◆ Work to complete
Copy the data exactly; pictures stay out of the copy.

:::::

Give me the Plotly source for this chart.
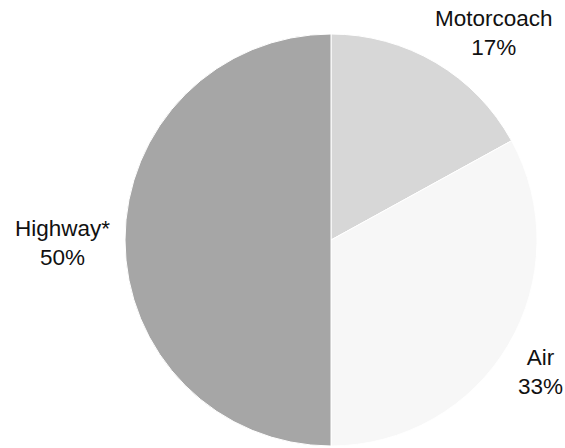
import plotly.graph_objects as go

# Share of trips by mode
modes = ["Motorcoach", "Air", "Highway*"]
shares = [17, 33, 50]
slice_colors = ["#D7D7D7", "#F7F7F7", "#A6A6A6"]

W, H = 565, 448

# Label anchor points (pixels from top-left)
label_pos = {
    "Motorcoach": (494, 33),
    "Air": (540, 372),
    "Highway*": (62, 243),
}

fig = go.Figure(
    go.Pie(
        labels=modes,
        values=shares,
        sort=False,
        direction="clockwise",
        rotation=0,
        textinfo="none",
        hoverinfo="label+percent",
        marker=dict(colors=slice_colors, line=dict(color="white", width=1)),
        domain=dict(x=[125 / W, 537 / W], y=[2 / H, 414 / H]),
        showlegend=False,
    )
)

for name, val in zip(modes, shares):
    px, py = label_pos[name]
    fig.add_annotation(
        x=px / W,
        y=1 - py / H,
        xref="paper",
        yref="paper",
        text=f"{name}<br>{val}%",
        showarrow=False,
        xanchor="center",
        yanchor="middle",
        align="center",
        font=dict(family="Liberation Sans, Arial", size=22.5, color="#111111"),
    )

fig.update_layout(
    width=W,
    height=H,
    margin=dict(l=0, r=0, t=0, b=0),
    paper_bgcolor="white",
    plot_bgcolor="white",
)

fig.write_html("out.html")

:::::

◆ Worked answer
Give me the Plotly source for this chart.
import plotly.graph_objects as go

# Share of trips by mode
modes = ["Motorcoach", "Air", "Highway*"]
shares = [17, 33, 50]
slice_colors = ["#D7D7D7", "#F7F7F7", "#A6A6A6"]

W, H = 565, 448

# Label anchor points (pixels from top-left)
label_pos = {
    "Motorcoach": (494, 33),
    "Air": (540, 372),
    "Highway*": (62, 243),
}

fig = go.Figure(
    go.Pie(
        labels=modes,
        values=shares,
        sort=False,
        direction="clockwise",
        rotation=0,
        textinfo="none",
        hoverinfo="label+percent",
        marker=dict(colors=slice_colors, line=dict(color="white", width=1)),
        domain=dict(x=[125 / W, 537 / W], y=[2 / H, 414 / H]),
        showlegend=False,
    )
)

for name, val in zip(modes, shares):
    px, py = label_pos[name]
    fig.add_annotation(
        x=px / W,
        y=1 - py / H,
        xref="paper",
        yref="paper",
        text=f"{name}<br>{val}%",
        showarrow=False,
        xanchor="center",
        yanchor="middle",
        align="center",
        font=dict(family="Liberation Sans, Arial", size=22.5, color="#111111"),
    )

fig.update_layout(
    width=W,
    height=H,
    margin=dict(l=0, r=0, t=0, b=0),
    paper_bgcolor="white",
    plot_bgcolor="white",
)

fig.write_html("out.html")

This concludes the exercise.